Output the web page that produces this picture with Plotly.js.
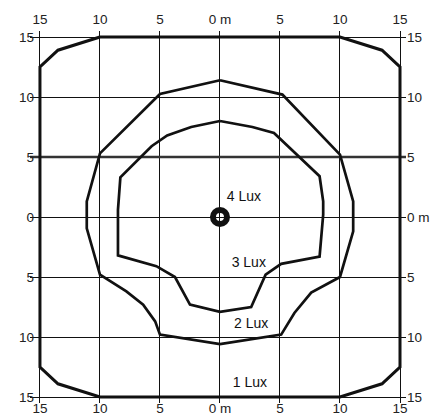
<!DOCTYPE html>
<html>
<head>
<meta charset="utf-8">
<script src="https://cdn.plot.ly/plotly-3.0.1.min.js"></script>
<style>html,body{margin:0;padding:0;background:#fff;}#chart{width:442px;height:414px;}</style>
</head>
<body>
<div id="chart"></div>
<script>
// Tick positions and labels (metres)
var tickVals = [-15, -10, -5, 0, 5, 10, 15];
var tickTextX = ["15", "10", "5", "0 m", "5", "10", "15"];
var tickTextYLeft = ["15", "10", "5", "0", "5", "10", "15"];
var tickTextYRight = ["15", "10", "5", "0 m", "5", "10", "15"];

// 1 Lux isoline
var lux1X = [-10, 10, 13.5, 15, 15, 13.5, 10, -10, -13.5, -15, -15, -13.5, -10];
var lux1Y = [15, 15, 13.9, 12.5, -12.5, -13.9, -15, -15, -13.9, -12.5, 12.5, 13.9, 15];

// 2 Lux isoline
var lux2X = [0, 5.2, 10, 11.1, 11.1, 10, 7.6, 6.2, 5.1, 0, -5, -5.4, -6.4, -7.8, -10, -11.1, -11.1, -10, -5, 0];
var lux2Y = [11.4, 10.2, 5.2, 1.3, -1.2, -5, -6.3, -8.0, -9.8, -10.6, -9.8, -8.7, -7.3, -6.2, -4.8, -0.95, 1.3, 5.3, 10.25, 11.4];

// 3 Lux isoline
var lux3X = [0, 2.7, 4.5, 8.3, 8.6, 8.6, 8.3, 5.1, 3.8, 2.6, 0, -2.5, -3.75, -5.3, -8.5, -8.5, -8.3, -5.7, -4.4, -2.4, 0];
var lux3Y = [8.0, 7.5, 7.0, 3.4, 1.3, 0.2, -3.3, -3.9, -4.8, -7.5, -7.9, -7.3, -5.0, -4.1, -3.2, 0.6, 3.3, 5.9, 6.8, 7.5, 8.0];

// Luminaire position (4 Lux centre)
var lampX = [0];
var lampY = [0];

// Emphasised grid row
var boldRowX = [-16, 16];
var boldRowY = [5, 5];

// Labels
var labelText = ["4 Lux", "3 Lux", "2 Lux", "1 Lux"];
var labelX = [2.0, 2.4, 2.6, 2.5];
var labelY = [1.6, -3.9, -8.95, -13.9];

var lineStyle = {color: "#111", width: 2.7};
var traces = [
  {x: boldRowX, y: boldRowY, mode: "lines", line: {color: "#333", width: 2.3}, hoverinfo: "skip"},
  {x: lux1X, y: lux1Y, mode: "lines", line: {color: "#111", width: 3}},
  {x: lux2X, y: lux2Y, mode: "lines", line: lineStyle},
  {x: lux3X, y: lux3Y, mode: "lines", line: lineStyle},
  {x: lampX, y: lampY, mode: "markers", marker: {symbol: "circle-open", size: 14, color: "#111", line: {width: 6, color: "#111"}}},
  {x: labelX, y: labelY, mode: "text", text: labelText, textposition: "middle center",
   textfont: {family: "Liberation Sans, Arial, sans-serif", size: 14, color: "#111"}},
  {x: [0], y: [0], xaxis: "x2", yaxis: "y2", mode: "markers", marker: {opacity: 0}, hoverinfo: "skip"}
];

var font = {family: "Liberation Sans, Arial, sans-serif", size: 13.5, color: "#222"};
var axBase = {
  tickmode: "array", tickvals: tickVals, ticks: "",
  showgrid: true, gridcolor: "#111", gridwidth: 1, zeroline: false, showline: false,
  tickfont: font, fixedrange: true
};
var xRange = [-15.83, 15.5];
var yRange = [-15.5, 15.5];

var layout = {
  width: 442, height: 414,
  margin: {l: 30, r: 36, t: 31, b: 11},
  paper_bgcolor: "#fff", plot_bgcolor: "#fff",
  showlegend: false,
  xaxis: Object.assign({}, axBase, {range: xRange, ticktext: tickTextX, side: "bottom", ticklabelstandoff: -5}),
  xaxis2: Object.assign({}, axBase, {range: xRange, ticktext: tickTextX, side: "top", overlaying: "x", anchor: "y", matches: "x", showgrid: false, ticklabelstandoff: 3}),
  yaxis: Object.assign({}, axBase, {range: yRange, ticktext: tickTextYLeft, side: "left", ticklabelstandoff: -5}),
  yaxis2: Object.assign({}, axBase, {range: yRange, ticktext: tickTextYRight, side: "right", overlaying: "y", anchor: "x", matches: "y", showgrid: false, ticklabelstandoff: 0})
};

Plotly.newPlot("chart", traces, layout, {displayModeBar: false, staticPlot: true});
</script>
</body>
</html>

◆ Goal
Reproduce exactly the run of lines that opens the listing and closes with the line holding "12.5, 13.9, 15];". Pictures are excluded.

◆ Task answer
Output the web page that produces this picture with Plotly.js.
<!DOCTYPE html>
<html>
<head>
<meta charset="utf-8">
<script src="https://cdn.plot.ly/plotly-3.0.1.min.js"></script>
<style>html,body{margin:0;padding:0;background:#fff;}#chart{width:442px;height:414px;}</style>
</head>
<body>
<div id="chart"></div>
<script>
// Tick positions and labels (metres)
var tickVals = [-15, -10, -5, 0, 5, 10, 15];
var tickTextX = ["15", "10", "5", "0 m", "5", "10", "15"];
var tickTextYLeft = ["15", "10", "5", "0", "5", "10", "15"];
var tickTextYRight = ["15", "10", "5", "0 m", "5", "10", "15"];

// 1 Lux isoline
var lux1X = [-10, 10, 13.5, 15, 15, 13.5, 10, -10, -13.5, -15, -15, -13.5, -10];
var lux1Y = [15, 15, 13.9, 12.5, -12.5, -13.9, -15, -15, -13.9, -12.5, 12.5, 13.9, 15];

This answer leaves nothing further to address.